- Church: Catholic Church
- Diocese: Diocese of Kavieng
- In office: 21 January 1991 – 22 June 2018
- Predecessor: Karl Hesse
- Successor: Rochus Tatamai

Orders
- Ordination: 7 January 1975
- Consecration: 12 May 1991 by Karl Hesse

Personal details
- Born: 16 October 1945 Masahet Island (part of the Lihir Group), mandatory Territory of New Guinea, Australia, British Empire
- Died: 20 December 2019 (aged 74) Kopkop, New Ireland Province, Papua New Guinea

= Ambrose Kiapseni =

Papua New Guinean Roman Catholic bishop (1945–2019)

Ambrose Kiapseni M.S.C., CMG (16 October 1945 - 20 December 2019) was a Roman Catholic bishop in Papua New Guinea.
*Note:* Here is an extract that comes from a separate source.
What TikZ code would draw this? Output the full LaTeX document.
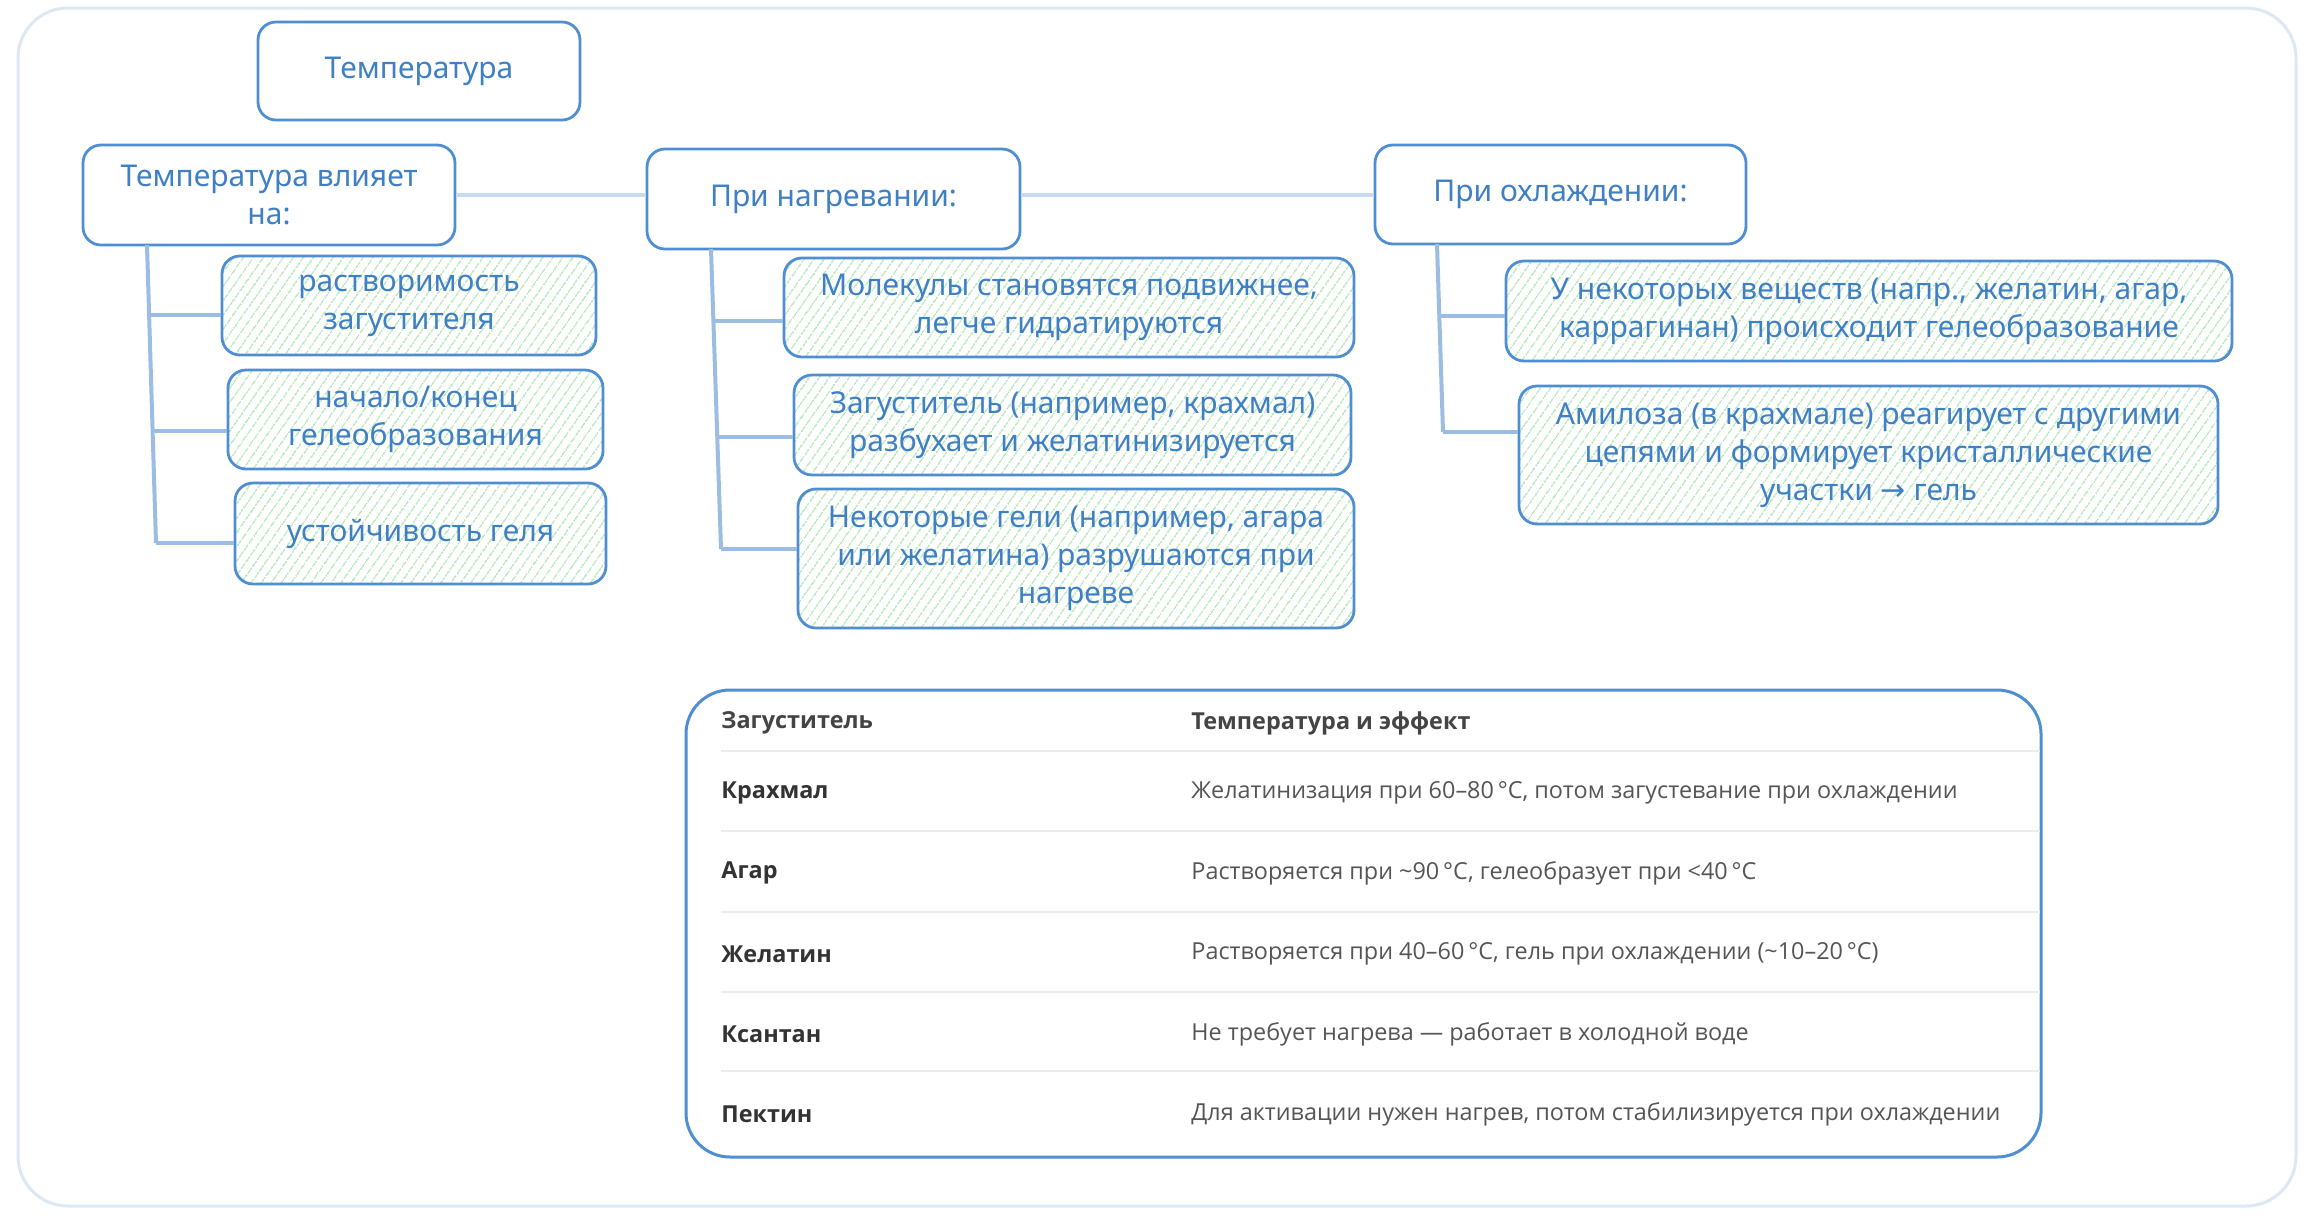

Kiapseni was bishop of the Diocese of Kavieng, ordained on 12 May 1991, and resigned on 22 June 2018.

Kiapseni was born in Masahet Island, Lihir Islands, Territory of New Guinea, and was officially ordained a Roman Catholic priest on 7 January 1975. He was a member of the Missionaries of the Sacred Heart religious order. He was appointed to Kavieng by Pope John Paul II on 21 January 1991.

Ambrose Kiapseni was awarded the title of Companion of the Order of St Michael and St George for services to the Roman Catholic Church as the Bishop of Kavieng in June 2009. as part of the 2009 Birthday Honours.